### TO DO
Can you print the data exactly and leave out each image?
>> Start ENTRIES SUPPLIED
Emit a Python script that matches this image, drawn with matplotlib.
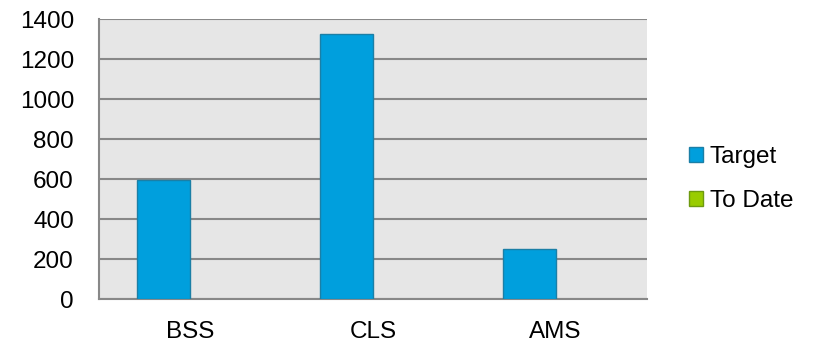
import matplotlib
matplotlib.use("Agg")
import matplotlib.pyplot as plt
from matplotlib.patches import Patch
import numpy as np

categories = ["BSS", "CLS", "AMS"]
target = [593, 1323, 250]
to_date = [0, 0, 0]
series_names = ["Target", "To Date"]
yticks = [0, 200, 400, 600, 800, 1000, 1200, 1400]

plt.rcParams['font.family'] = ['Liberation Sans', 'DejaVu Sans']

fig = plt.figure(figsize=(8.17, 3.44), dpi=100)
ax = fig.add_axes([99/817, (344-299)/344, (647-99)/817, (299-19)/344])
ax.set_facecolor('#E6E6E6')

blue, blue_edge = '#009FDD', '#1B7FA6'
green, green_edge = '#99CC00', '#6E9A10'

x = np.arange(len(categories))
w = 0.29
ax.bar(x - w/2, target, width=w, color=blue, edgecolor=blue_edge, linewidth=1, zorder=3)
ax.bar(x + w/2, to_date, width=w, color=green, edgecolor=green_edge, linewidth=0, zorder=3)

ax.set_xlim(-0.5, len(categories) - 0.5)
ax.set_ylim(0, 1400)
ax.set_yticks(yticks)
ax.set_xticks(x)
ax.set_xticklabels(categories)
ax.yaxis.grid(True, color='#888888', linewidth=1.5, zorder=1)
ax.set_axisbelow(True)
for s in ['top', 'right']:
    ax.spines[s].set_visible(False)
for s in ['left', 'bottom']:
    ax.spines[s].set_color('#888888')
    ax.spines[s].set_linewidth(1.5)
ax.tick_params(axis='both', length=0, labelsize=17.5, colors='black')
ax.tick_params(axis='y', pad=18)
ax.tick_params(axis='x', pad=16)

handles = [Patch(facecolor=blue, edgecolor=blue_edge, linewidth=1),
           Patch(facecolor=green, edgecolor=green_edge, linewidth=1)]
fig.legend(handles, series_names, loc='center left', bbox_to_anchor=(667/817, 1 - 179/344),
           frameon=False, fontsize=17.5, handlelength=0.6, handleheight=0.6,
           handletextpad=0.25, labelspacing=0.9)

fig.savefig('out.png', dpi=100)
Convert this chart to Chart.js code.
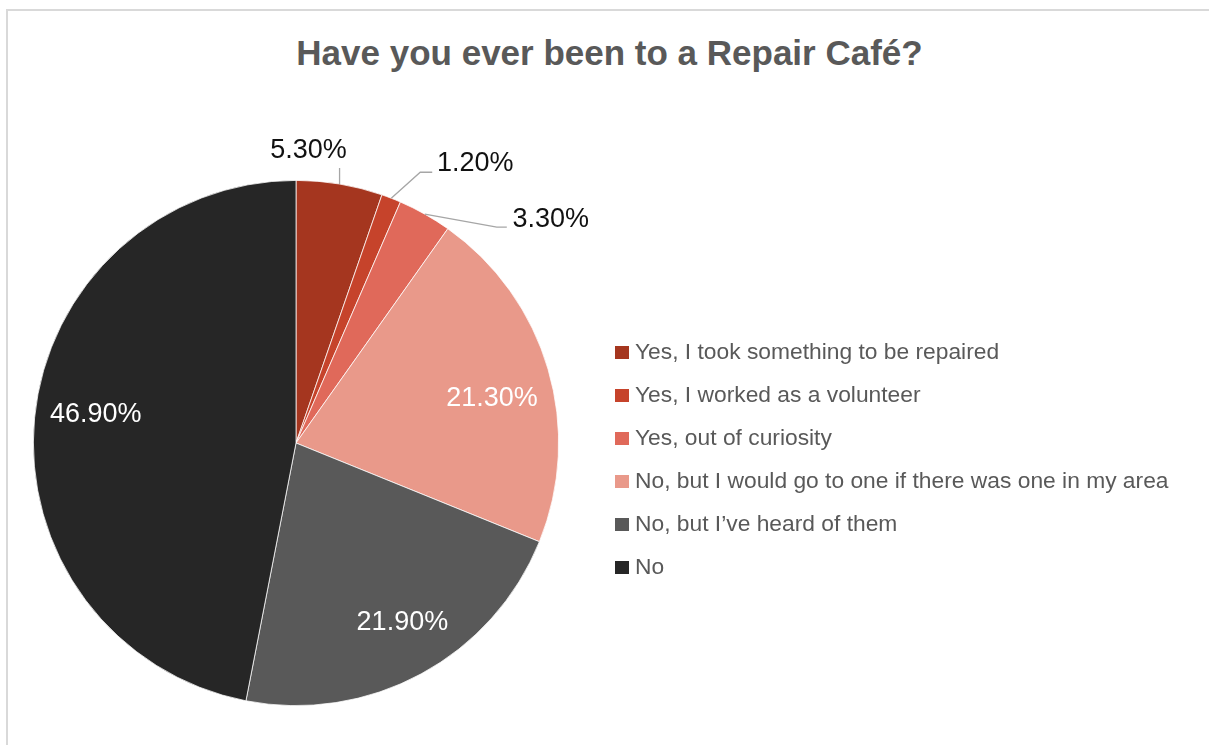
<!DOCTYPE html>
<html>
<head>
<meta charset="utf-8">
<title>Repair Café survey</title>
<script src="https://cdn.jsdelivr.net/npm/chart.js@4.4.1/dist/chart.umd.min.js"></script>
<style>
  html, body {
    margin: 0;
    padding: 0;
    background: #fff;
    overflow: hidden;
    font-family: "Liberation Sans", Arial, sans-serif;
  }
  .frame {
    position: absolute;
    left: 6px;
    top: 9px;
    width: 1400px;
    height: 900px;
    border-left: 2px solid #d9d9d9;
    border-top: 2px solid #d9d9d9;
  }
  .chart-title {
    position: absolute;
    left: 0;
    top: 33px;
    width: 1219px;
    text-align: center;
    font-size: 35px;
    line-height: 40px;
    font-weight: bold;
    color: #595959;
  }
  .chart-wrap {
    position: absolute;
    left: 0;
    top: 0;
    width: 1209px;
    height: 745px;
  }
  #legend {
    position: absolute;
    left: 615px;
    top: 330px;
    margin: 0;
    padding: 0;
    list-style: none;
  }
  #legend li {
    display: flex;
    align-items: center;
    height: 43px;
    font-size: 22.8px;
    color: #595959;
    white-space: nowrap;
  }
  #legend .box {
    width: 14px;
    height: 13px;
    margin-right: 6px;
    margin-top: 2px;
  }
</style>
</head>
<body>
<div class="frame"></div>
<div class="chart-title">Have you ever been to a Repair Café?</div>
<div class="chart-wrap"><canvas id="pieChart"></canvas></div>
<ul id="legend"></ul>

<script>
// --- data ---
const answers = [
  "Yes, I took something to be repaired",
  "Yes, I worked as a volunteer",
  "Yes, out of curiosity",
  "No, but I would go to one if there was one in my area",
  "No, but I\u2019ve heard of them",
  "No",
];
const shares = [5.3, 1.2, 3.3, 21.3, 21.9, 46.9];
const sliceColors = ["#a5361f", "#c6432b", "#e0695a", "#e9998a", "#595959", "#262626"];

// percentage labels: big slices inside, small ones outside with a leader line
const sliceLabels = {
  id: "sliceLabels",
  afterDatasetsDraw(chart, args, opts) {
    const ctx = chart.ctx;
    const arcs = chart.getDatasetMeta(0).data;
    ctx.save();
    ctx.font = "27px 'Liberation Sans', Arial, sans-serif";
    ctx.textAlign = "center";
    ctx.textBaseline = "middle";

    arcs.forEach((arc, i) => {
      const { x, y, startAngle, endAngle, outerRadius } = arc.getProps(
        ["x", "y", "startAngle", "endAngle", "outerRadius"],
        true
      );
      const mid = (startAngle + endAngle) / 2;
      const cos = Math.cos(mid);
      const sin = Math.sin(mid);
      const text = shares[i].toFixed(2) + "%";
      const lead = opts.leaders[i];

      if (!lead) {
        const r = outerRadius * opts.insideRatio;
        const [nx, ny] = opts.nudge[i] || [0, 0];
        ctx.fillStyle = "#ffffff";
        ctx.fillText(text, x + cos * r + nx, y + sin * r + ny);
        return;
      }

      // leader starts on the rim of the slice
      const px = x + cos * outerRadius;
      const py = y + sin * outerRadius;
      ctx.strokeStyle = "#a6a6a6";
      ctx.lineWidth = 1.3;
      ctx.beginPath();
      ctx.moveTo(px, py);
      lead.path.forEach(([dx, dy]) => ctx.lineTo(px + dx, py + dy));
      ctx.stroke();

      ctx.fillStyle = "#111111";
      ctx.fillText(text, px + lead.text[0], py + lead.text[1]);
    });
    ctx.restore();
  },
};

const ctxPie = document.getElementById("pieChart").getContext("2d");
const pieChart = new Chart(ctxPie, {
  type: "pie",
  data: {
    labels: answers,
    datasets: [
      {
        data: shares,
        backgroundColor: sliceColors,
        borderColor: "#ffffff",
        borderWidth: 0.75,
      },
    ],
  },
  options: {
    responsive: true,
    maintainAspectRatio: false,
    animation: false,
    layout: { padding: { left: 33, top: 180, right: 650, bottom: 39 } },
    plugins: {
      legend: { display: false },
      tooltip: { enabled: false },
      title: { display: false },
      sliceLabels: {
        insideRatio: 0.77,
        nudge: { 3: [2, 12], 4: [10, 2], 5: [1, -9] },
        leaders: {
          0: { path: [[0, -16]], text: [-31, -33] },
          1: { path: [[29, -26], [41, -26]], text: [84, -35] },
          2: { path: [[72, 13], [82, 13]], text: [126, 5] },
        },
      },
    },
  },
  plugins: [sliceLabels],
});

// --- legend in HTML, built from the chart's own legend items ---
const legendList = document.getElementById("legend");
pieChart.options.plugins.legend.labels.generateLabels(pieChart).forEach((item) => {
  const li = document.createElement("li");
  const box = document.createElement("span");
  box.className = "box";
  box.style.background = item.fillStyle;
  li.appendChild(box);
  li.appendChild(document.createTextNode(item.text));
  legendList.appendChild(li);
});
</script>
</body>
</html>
>> End ENTRIES SUPPLIED
### FINISHED EXERCISE
Emit a Python script that matches this image, drawn with matplotlib.
import matplotlib
matplotlib.use("Agg")
import matplotlib.pyplot as plt
from matplotlib.patches import Patch
import numpy as np

categories = ["BSS", "CLS", "AMS"]
target = [593, 1323, 250]
to_date = [0, 0, 0]
series_names = ["Target", "To Date"]
yticks = [0, 200, 400, 600, 800, 1000, 1200, 1400]

plt.rcParams['font.family'] = ['Liberation Sans', 'DejaVu Sans']

fig = plt.figure(figsize=(8.17, 3.44), dpi=100)
ax = fig.add_axes([99/817, (344-299)/344, (647-99)/817, (299-19)/344])
ax.set_facecolor('#E6E6E6')

blue, blue_edge = '#009FDD', '#1B7FA6'
green, green_edge = '#99CC00', '#6E9A10'

x = np.arange(len(categories))
w = 0.29
ax.bar(x - w/2, target, width=w, color=blue, edgecolor=blue_edge, linewidth=1, zorder=3)
ax.bar(x + w/2, to_date, width=w, color=green, edgecolor=green_edge, linewidth=0, zorder=3)

ax.set_xlim(-0.5, len(categories) - 0.5)
ax.set_ylim(0, 1400)
ax.set_yticks(yticks)
ax.set_xticks(x)
ax.set_xticklabels(categories)
ax.yaxis.grid(True, color='#888888', linewidth=1.5, zorder=1)
ax.set_axisbelow(True)
for s in ['top', 'right']:
    ax.spines[s].set_visible(False)
for s in ['left', 'bottom']:
    ax.spines[s].set_color('#888888')
    ax.spines[s].set_linewidth(1.5)
ax.tick_params(axis='both', length=0, labelsize=17.5, colors='black')
ax.tick_params(axis='y', pad=18)
ax.tick_params(axis='x', pad=16)

handles = [Patch(facecolor=blue, edgecolor=blue_edge, linewidth=1),
           Patch(facecolor=green, edgecolor=green_edge, linewidth=1)]
fig.legend(handles, series_names, loc='center left', bbox_to_anchor=(667/817, 1 - 179/344),
           frameon=False, fontsize=17.5, handlelength=0.6, handleheight=0.6,
           handletextpad=0.25, labelspacing=0.9)

fig.savefig('out.png', dpi=100)
Convert this chart to Chart.js code.
<!DOCTYPE html>
<html>
<head>
<meta charset="utf-8">
<title>Repair Café survey</title>
<script src="https://cdn.jsdelivr.net/npm/chart.js@4.4.1/dist/chart.umd.min.js"></script>
<style>
  html, body {
    margin: 0;
    padding: 0;
    background: #fff;
    overflow: hidden;
    font-family: "Liberation Sans", Arial, sans-serif;
  }
  .frame {
    position: absolute;
    left: 6px;
    top: 9px;
    width: 1400px;
    height: 900px;
    border-left: 2px solid #d9d9d9;
    border-top: 2px solid #d9d9d9;
  }
  .chart-title {
    position: absolute;
    left: 0;
    top: 33px;
    width: 1219px;
    text-align: center;
    font-size: 35px;
    line-height: 40px;
    font-weight: bold;
    color: #595959;
  }
  .chart-wrap {
    position: absolute;
    left: 0;
    top: 0;
    width: 1209px;
    height: 745px;
  }
  #legend {
    position: absolute;
    left: 615px;
    top: 330px;
    margin: 0;
    padding: 0;
    list-style: none;
  }
  #legend li {
    display: flex;
    align-items: center;
    height: 43px;
    font-size: 22.8px;
    color: #595959;
    white-space: nowrap;
  }
  #legend .box {
    width: 14px;
    height: 13px;
    margin-right: 6px;
    margin-top: 2px;
  }
</style>
</head>
<body>
<div class="frame"></div>
<div class="chart-title">Have you ever been to a Repair Café?</div>
<div class="chart-wrap"><canvas id="pieChart"></canvas></div>
<ul id="legend"></ul>

<script>
// --- data ---
const answers = [
  "Yes, I took something to be repaired",
  "Yes, I worked as a volunteer",
  "Yes, out of curiosity",
  "No, but I would go to one if there was one in my area",
  "No, but I\u2019ve heard of them",
  "No",
];
const shares = [5.3, 1.2, 3.3, 21.3, 21.9, 46.9];
const sliceColors = ["#a5361f", "#c6432b", "#e0695a", "#e9998a", "#595959", "#262626"];

// percentage labels: big slices inside, small ones outside with a leader line
const sliceLabels = {
  id: "sliceLabels",
  afterDatasetsDraw(chart, args, opts) {
    const ctx = chart.ctx;
    const arcs = chart.getDatasetMeta(0).data;
    ctx.save();
    ctx.font = "27px 'Liberation Sans', Arial, sans-serif";
    ctx.textAlign = "center";
    ctx.textBaseline = "middle";

    arcs.forEach((arc, i) => {
      const { x, y, startAngle, endAngle, outerRadius } = arc.getProps(
        ["x", "y", "startAngle", "endAngle", "outerRadius"],
        true
      );
      const mid = (startAngle + endAngle) / 2;
      const cos = Math.cos(mid);
      const sin = Math.sin(mid);
      const text = shares[i].toFixed(2) + "%";
      const lead = opts.leaders[i];

      if (!lead) {
        const r = outerRadius * opts.insideRatio;
        const [nx, ny] = opts.nudge[i] || [0, 0];
        ctx.fillStyle = "#ffffff";
        ctx.fillText(text, x + cos * r + nx, y + sin * r + ny);
        return;
      }

      // leader starts on the rim of the slice
      const px = x + cos * outerRadius;
      const py = y + sin * outerRadius;
      ctx.strokeStyle = "#a6a6a6";
      ctx.lineWidth = 1.3;
      ctx.beginPath();
      ctx.moveTo(px, py);
      lead.path.forEach(([dx, dy]) => ctx.lineTo(px + dx, py + dy));
      ctx.stroke();

      ctx.fillStyle = "#111111";
      ctx.fillText(text, px + lead.text[0], py + lead.text[1]);
    });
    ctx.restore();
  },
};

const ctxPie = document.getElementById("pieChart").getContext("2d");
const pieChart = new Chart(ctxPie, {
  type: "pie",
  data: {
    labels: answers,
    datasets: [
      {
        data: shares,
        backgroundColor: sliceColors,
        borderColor: "#ffffff",
        borderWidth: 0.75,
      },
    ],
  },
  options: {
    responsive: true,
    maintainAspectRatio: false,
    animation: false,
    layout: { padding: { left: 33, top: 180, right: 650, bottom: 39 } },
    plugins: {
      legend: { display: false },
      tooltip: { enabled: false },
      title: { display: false },
      sliceLabels: {
        insideRatio: 0.77,
        nudge: { 3: [2, 12], 4: [10, 2], 5: [1, -9] },
        leaders: {
          0: { path: [[0, -16]], text: [-31, -33] },
          1: { path: [[29, -26], [41, -26]], text: [84, -35] },
          2: { path: [[72, 13], [82, 13]], text: [126, 5] },
        },
      },
    },
  },
  plugins: [sliceLabels],
});

// --- legend in HTML, built from the chart's own legend items ---
const legendList = document.getElementById("legend");
pieChart.options.plugins.legend.labels.generateLabels(pieChart).forEach((item) => {
  const li = document.createElement("li");
  const box = document.createElement("span");
  box.className = "box";
  box.style.background = item.fillStyle;
  li.appendChild(box);
  li.appendChild(document.createTextNode(item.text));
  legendList.appendChild(li);
});
</script>
</body>
</html>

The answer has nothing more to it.